从图 11~13可以看出,图(a)与图(b)中泥面以下范围内桩身水平位移、剪力、弯矩沿埋深变化规律类似. 由图11可知,桩身水平位移曲线沿埋深均出现零点,均呈现出非线性的变化,桩均绕桩身轴线上某一点转动,表现出刚柔桩的性质. 由图12可知,泥面以下范围内桩身剪力均出现反弯点,图12(a)中桩身剪力变化幅度较大,究其原因,桩身水平位移较大,引起桩周土体压缩范围较大,能够提供较大的土抗力[28−29],导致剪力变化程度较大. 由图13可知,泥面以下范围内桩身弯矩沿埋深均没有出现反弯点,均沿埋深先变大后变小,最大值均发生在浅层土体,桩底端弯矩均接近于零.

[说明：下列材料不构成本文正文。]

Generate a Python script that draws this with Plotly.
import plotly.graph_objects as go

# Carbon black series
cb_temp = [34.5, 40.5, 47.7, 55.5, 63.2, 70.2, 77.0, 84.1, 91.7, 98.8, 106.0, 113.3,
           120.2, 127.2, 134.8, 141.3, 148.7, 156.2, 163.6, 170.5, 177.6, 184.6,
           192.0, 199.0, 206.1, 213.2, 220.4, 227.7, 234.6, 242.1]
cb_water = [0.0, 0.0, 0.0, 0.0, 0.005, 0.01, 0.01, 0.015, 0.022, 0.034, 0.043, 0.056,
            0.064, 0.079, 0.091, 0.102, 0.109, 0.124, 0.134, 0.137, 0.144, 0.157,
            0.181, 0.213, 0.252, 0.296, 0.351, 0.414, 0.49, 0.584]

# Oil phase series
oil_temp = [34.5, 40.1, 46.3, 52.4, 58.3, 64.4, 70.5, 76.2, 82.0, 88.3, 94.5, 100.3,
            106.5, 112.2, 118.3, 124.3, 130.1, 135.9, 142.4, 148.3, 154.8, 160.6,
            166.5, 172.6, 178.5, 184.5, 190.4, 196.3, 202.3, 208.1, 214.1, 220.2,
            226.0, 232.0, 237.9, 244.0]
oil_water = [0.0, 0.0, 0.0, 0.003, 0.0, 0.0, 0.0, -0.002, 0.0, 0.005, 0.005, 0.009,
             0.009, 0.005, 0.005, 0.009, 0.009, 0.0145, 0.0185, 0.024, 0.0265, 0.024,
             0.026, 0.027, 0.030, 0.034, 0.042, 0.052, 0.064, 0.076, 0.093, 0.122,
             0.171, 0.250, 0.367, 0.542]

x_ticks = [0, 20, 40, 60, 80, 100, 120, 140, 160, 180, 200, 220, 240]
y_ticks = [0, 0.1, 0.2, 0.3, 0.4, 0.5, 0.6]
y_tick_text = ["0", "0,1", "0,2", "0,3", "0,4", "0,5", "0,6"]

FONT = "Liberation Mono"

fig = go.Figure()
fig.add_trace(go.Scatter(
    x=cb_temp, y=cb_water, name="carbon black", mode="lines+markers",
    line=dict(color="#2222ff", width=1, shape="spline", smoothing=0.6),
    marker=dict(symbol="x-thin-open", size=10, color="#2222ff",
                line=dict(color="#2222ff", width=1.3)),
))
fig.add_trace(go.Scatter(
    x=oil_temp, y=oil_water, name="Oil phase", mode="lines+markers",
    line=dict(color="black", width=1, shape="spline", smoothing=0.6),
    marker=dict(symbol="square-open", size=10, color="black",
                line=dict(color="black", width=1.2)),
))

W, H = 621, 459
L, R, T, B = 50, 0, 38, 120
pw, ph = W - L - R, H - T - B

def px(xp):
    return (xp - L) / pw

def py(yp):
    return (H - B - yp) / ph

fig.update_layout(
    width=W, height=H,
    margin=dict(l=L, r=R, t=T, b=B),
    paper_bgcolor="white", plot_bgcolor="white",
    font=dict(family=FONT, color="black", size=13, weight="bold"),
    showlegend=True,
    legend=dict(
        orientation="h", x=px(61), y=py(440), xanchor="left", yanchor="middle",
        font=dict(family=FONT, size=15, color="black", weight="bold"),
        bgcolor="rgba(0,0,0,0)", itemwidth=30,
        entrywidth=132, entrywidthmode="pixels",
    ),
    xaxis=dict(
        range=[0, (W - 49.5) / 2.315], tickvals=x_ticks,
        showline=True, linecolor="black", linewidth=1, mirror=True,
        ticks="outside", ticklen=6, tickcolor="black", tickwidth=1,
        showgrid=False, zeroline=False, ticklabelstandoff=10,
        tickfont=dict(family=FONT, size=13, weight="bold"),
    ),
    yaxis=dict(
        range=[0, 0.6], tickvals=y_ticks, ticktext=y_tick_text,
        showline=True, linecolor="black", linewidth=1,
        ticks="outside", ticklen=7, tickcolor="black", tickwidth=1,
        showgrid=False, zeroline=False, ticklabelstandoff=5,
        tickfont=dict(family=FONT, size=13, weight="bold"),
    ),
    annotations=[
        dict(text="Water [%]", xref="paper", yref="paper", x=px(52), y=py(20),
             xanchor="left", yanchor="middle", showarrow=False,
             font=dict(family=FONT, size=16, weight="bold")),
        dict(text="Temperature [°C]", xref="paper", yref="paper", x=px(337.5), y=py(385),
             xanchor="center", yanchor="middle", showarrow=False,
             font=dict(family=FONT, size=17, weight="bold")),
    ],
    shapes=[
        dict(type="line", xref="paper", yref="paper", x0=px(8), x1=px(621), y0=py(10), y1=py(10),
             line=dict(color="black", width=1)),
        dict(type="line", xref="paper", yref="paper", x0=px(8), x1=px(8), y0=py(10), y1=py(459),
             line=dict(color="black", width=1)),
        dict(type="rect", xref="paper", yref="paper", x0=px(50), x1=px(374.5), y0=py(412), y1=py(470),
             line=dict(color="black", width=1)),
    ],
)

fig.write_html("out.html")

图11 桩身水平位移对比分析. (a)4 MN 水平力作用下桩身位移[27];(b)193 s 时桩身位移Fig.11 Comparative analysis of horizontal displacement along the pile shaft: (a) pile displacement under 4-MN horizontal force[27]; (b) pile displacement at 193 s
图12 桩身剪力对比分析. (a)4 MN 水平力作用下桩身剪力[27];(b)193 s时桩身剪力图Fig.12 Comparative analysis of shear force along the pile shaft: (a) pile displacement under 4-MN horizontal force[27]; (b) pile displacement at 193 s
图13 桩身弯矩对比分析. (a)4 MN 水平力作用下桩身弯矩[27];(b)193 s 时桩身弯矩图Fig.13 Comparative analysis of bending moment along the pile shaft: (a) pile displacement under 4-MN horizontal force[27]; (b) pile displacement at 193 s
综上可知,本文运用ABAQUS建立的数值模型是可靠的,且数值模拟结果是准确的.
4 结论
(1)桩绕桩身轴线上某一点转动,表现出刚柔桩的性质;不同循环时泥面处桩身水平位移均呈现出周期性的变化;随着循环次数的增加,泥面处桩身最大位移发生的时间点滞后,桩身水平位移绝对值逐渐增大,且增加的幅度越来越小,逐步趋于稳定,桩身水平位移随时间变化逐渐累积.
(2)由于桩周土体的抵抗作用出现反向剪力值,不同时间点的桩身剪力反弯点位于埋深7~9 m范围内,随桩身剪力绝对值的增大而沿埋深有所下降;不同时间点剪力沿x轴正方向最大值均位于泥面处,沿x轴负方向最大值均位于埋深31~32 m 范围内.
(3)不同时间点桩身弯矩均没有出现反弯点,弯矩最大值均位于泥面下7~9 m范围内,与桩身剪力零点位置相对应,发生在浅层土体;不同时间点桩底端的弯矩接近于零,说明桩底部土体对桩的嵌固作用明显.
(4)淤泥土和粉砂土分界面处由于土层之间性质差异较大,导致桩外壁土抗力增加显著;桩身外壁土抗力沿埋深曲线随时间的变化出现分界点,分界点上下范围内土抗力随时间变化规律正好相反;桩身外壁土抗力的发挥不仅仅取决于桩土相对位移,还与埋深和桩侧土层性质有关;不同时间点桩身内壁土抗力曲线沿埋深几乎重合,承担的荷载基本不变.